(Items from a data source)
################

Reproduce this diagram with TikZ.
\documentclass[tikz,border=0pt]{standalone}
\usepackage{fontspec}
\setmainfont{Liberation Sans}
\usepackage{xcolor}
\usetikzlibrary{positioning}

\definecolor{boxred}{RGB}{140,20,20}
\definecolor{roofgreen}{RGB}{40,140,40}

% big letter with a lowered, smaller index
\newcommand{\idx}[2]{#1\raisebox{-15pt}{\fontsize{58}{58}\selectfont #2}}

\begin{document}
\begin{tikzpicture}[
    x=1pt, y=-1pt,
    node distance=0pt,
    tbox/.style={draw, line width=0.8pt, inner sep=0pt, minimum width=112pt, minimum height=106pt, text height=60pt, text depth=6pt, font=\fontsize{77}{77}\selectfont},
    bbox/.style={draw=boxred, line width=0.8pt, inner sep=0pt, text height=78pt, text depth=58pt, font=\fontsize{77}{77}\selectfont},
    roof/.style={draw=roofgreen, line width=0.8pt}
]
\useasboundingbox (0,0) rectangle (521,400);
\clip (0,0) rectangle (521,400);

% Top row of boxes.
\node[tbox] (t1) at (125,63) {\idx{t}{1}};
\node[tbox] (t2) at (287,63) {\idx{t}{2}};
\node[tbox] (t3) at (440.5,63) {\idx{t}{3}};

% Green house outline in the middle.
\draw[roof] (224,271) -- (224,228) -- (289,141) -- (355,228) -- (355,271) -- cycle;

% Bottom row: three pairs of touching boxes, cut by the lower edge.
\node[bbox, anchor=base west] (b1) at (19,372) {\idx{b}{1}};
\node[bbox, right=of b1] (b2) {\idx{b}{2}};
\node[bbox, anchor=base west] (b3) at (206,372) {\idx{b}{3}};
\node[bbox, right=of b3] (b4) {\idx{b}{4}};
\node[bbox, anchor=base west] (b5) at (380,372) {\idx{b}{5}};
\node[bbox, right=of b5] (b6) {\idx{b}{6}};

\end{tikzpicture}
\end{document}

################

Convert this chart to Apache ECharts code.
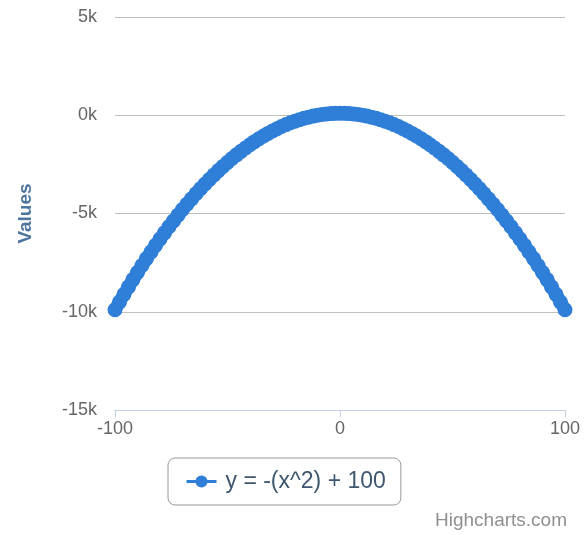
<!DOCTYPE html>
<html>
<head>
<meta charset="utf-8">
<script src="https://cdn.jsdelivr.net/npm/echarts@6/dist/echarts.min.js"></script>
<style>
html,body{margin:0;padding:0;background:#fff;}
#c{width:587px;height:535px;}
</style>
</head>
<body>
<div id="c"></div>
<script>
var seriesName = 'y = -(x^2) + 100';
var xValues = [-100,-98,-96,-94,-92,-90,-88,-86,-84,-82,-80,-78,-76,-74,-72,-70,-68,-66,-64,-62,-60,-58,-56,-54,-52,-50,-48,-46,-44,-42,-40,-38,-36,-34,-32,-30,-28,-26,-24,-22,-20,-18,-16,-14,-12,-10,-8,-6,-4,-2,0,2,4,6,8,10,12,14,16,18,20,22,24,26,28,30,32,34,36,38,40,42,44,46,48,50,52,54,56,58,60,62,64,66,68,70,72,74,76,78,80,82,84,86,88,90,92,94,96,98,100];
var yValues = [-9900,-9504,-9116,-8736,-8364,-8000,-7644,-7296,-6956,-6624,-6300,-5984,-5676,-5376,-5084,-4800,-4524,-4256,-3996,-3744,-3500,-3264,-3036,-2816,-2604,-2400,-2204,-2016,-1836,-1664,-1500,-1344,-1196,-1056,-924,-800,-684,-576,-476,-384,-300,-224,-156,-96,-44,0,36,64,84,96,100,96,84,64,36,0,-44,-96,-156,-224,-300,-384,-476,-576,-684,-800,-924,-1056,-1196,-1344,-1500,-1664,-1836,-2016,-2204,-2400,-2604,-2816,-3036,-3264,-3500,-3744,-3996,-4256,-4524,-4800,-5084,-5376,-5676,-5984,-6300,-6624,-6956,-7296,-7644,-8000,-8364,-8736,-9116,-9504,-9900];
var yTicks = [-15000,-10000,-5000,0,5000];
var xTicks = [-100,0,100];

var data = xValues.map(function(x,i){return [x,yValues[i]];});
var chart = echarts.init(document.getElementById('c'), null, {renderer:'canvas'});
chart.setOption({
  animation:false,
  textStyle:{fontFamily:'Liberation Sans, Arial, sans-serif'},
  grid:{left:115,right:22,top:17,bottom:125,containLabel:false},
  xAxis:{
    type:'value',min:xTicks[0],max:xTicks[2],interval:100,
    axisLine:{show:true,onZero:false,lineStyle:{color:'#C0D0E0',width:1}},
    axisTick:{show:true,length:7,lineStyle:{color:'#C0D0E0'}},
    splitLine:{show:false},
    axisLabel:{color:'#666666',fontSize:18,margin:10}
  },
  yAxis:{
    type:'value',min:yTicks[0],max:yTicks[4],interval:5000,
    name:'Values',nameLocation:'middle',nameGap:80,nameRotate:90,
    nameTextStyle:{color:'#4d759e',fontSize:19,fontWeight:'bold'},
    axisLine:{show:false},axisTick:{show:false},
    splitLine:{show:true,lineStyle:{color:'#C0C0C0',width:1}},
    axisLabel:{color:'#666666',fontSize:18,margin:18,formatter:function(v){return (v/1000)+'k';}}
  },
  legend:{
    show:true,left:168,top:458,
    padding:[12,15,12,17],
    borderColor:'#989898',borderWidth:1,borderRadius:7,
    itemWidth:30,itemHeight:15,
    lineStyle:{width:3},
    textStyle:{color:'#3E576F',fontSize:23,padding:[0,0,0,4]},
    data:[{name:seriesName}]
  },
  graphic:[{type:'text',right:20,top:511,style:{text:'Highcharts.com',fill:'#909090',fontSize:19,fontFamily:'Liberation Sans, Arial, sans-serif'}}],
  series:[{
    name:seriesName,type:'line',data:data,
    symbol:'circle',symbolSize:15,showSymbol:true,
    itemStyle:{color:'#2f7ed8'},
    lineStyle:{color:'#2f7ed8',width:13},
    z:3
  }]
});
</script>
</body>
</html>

################

Reproduce the lines above starting at the one with "Convert this chart to Apache ECharts code." and ending at the one with "var xTicks = [-100,0,100];", both included, exactly and with no pictures.

Finished exercise:
Convert this chart to Apache ECharts code.
<!DOCTYPE html>
<html>
<head>
<meta charset="utf-8">
<script src="https://cdn.jsdelivr.net/npm/echarts@6/dist/echarts.min.js"></script>
<style>
html,body{margin:0;padding:0;background:#fff;}
#c{width:587px;height:535px;}
</style>
</head>
<body>
<div id="c"></div>
<script>
var seriesName = 'y = -(x^2) + 100';
var xValues = [-100,-98,-96,-94,-92,-90,-88,-86,-84,-82,-80,-78,-76,-74,-72,-70,-68,-66,-64,-62,-60,-58,-56,-54,-52,-50,-48,-46,-44,-42,-40,-38,-36,-34,-32,-30,-28,-26,-24,-22,-20,-18,-16,-14,-12,-10,-8,-6,-4,-2,0,2,4,6,8,10,12,14,16,18,20,22,24,26,28,30,32,34,36,38,40,42,44,46,48,50,52,54,56,58,60,62,64,66,68,70,72,74,76,78,80,82,84,86,88,90,92,94,96,98,100];
var yValues = [-9900,-9504,-9116,-8736,-8364,-8000,-7644,-7296,-6956,-6624,-6300,-5984,-5676,-5376,-5084,-4800,-4524,-4256,-3996,-3744,-3500,-3264,-3036,-2816,-2604,-2400,-2204,-2016,-1836,-1664,-1500,-1344,-1196,-1056,-924,-800,-684,-576,-476,-384,-300,-224,-156,-96,-44,0,36,64,84,96,100,96,84,64,36,0,-44,-96,-156,-224,-300,-384,-476,-576,-684,-800,-924,-1056,-1196,-1344,-1500,-1664,-1836,-2016,-2204,-2400,-2604,-2816,-3036,-3264,-3500,-3744,-3996,-4256,-4524,-4800,-5084,-5376,-5676,-5984,-6300,-6624,-6956,-7296,-7644,-8000,-8364,-8736,-9116,-9504,-9900];
var yTicks = [-15000,-10000,-5000,0,5000];
var xTicks = [-100,0,100];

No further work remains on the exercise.